Three different selections of Rainer Maria Rilke’s poetry have recently been published in paper editions by three different publishers. The first is the Uncollected Poems, a bilingual edition translated by Edward Snow and published by North Point Press [$13]. The second is Rilke’s Two Stories of Prague translated by Angela Esterhammer and issued by New England [$12.95]. The third volume is Rilke’s Book of Hours: Love Poems to God translated by Anita Barrows and Joanna Macy and published and released by Riverhead Books [$12], New paper editions from Noonday include John Ashbery’s Can You Hear, Bird: Poems, his 17th collection [$12]; Mina Loy’s The Lost Lunar Baedeker: Poems selected and edited by Roger L.Conover
[$13]; Robert Pinsky’s The Figured Wheel: New and Collected Poems, 1966—1996 [$15]; and Nobel Prize winner Seamus Heaney’s The Spirit Level [$11]. Two recent editions to Wesleyan Poetry Classics series are John Ashbery’s The Tennis Court Oath, a 35th anniversary edition [$11.95 paper] and An Anthology of Twentieth-Century Brazilian Poetry, a 25th anniversary edition, edited by Elizabeth Bishop and Emanuel Brasil [$16.95], A finalist for both the Pulitzer Prize and the National Book Award, Donald Justice’s New and Selected Poems was praised by Mark Strand in The New Yorker for enacting “a brilliant accommodation to almost everyone’s expectations of poetry.” Knopf has come out with a paper edition of these poems [$16]. Knopf has also reissued a number of paper reprints by contemporary poets including Brooks Haxton’s The Sun at Night [$14]; Stan Rice’s Fear Itself [$14]; Deborah Digges’ Rough Music [$14]; Lucy Brock-Broido’s The Master Letters [$14]; and The Poems of Peter Davison[$17.50].

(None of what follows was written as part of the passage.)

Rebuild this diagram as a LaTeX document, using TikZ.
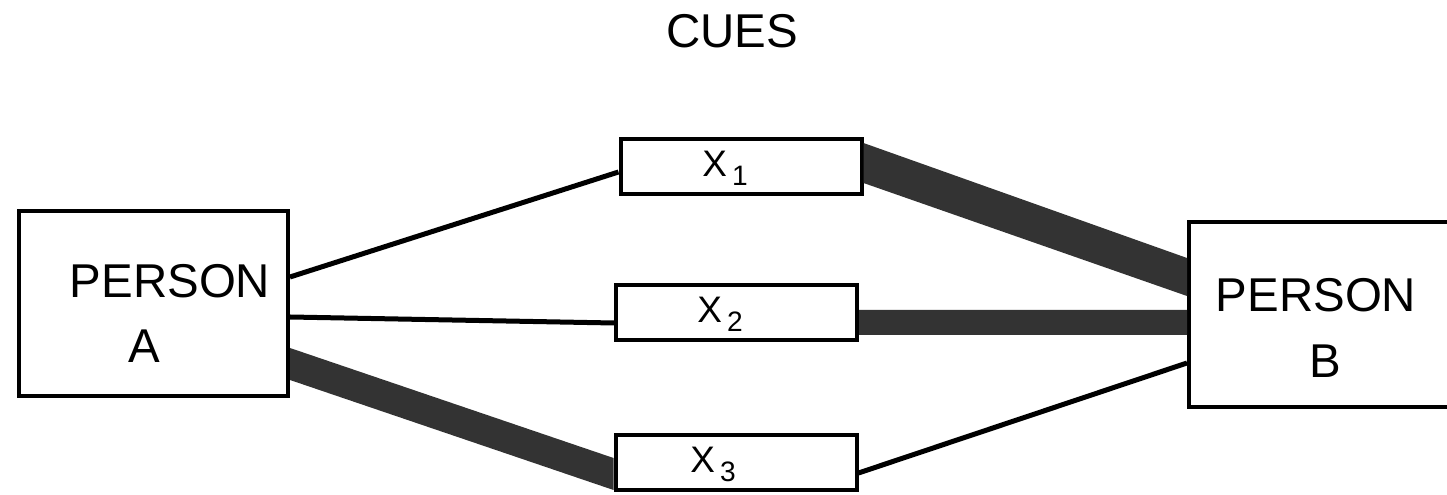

First published in 1995, Declan Kiberd’s Inventing Ireland: The Literature of the Modern Nation received the Michael Durkan Prize for Irish Literary and Cultural Criticism, awarded by the American Conference for Irish Studies and received widespread acclaim from critics including novelist of Ireland Thomas Flanagan who called the work “A remarkable achievement.” Harvard is now offering a paper edition of Inventing Ireland [$18.95]. Pennsylvania has reprinted Laura E.Skandera-Trombley’s Mark Twain in the Company of Women, an explanation of the key role women played in Twain’s life as a writer [$16.50 paper], Pennsylvania is also offering a paper edition of Lennard J.Davis’ Factual Fictions: The Origins of the English Novel showing how English fiction was consolidated out of journalism, history, and literature [$16.50]. Princeton is out with a paper edition of Francis-Noel Thomas and Mark Turner’s Clear and Simple as the Truth: Writing Classic Prose[$14.95].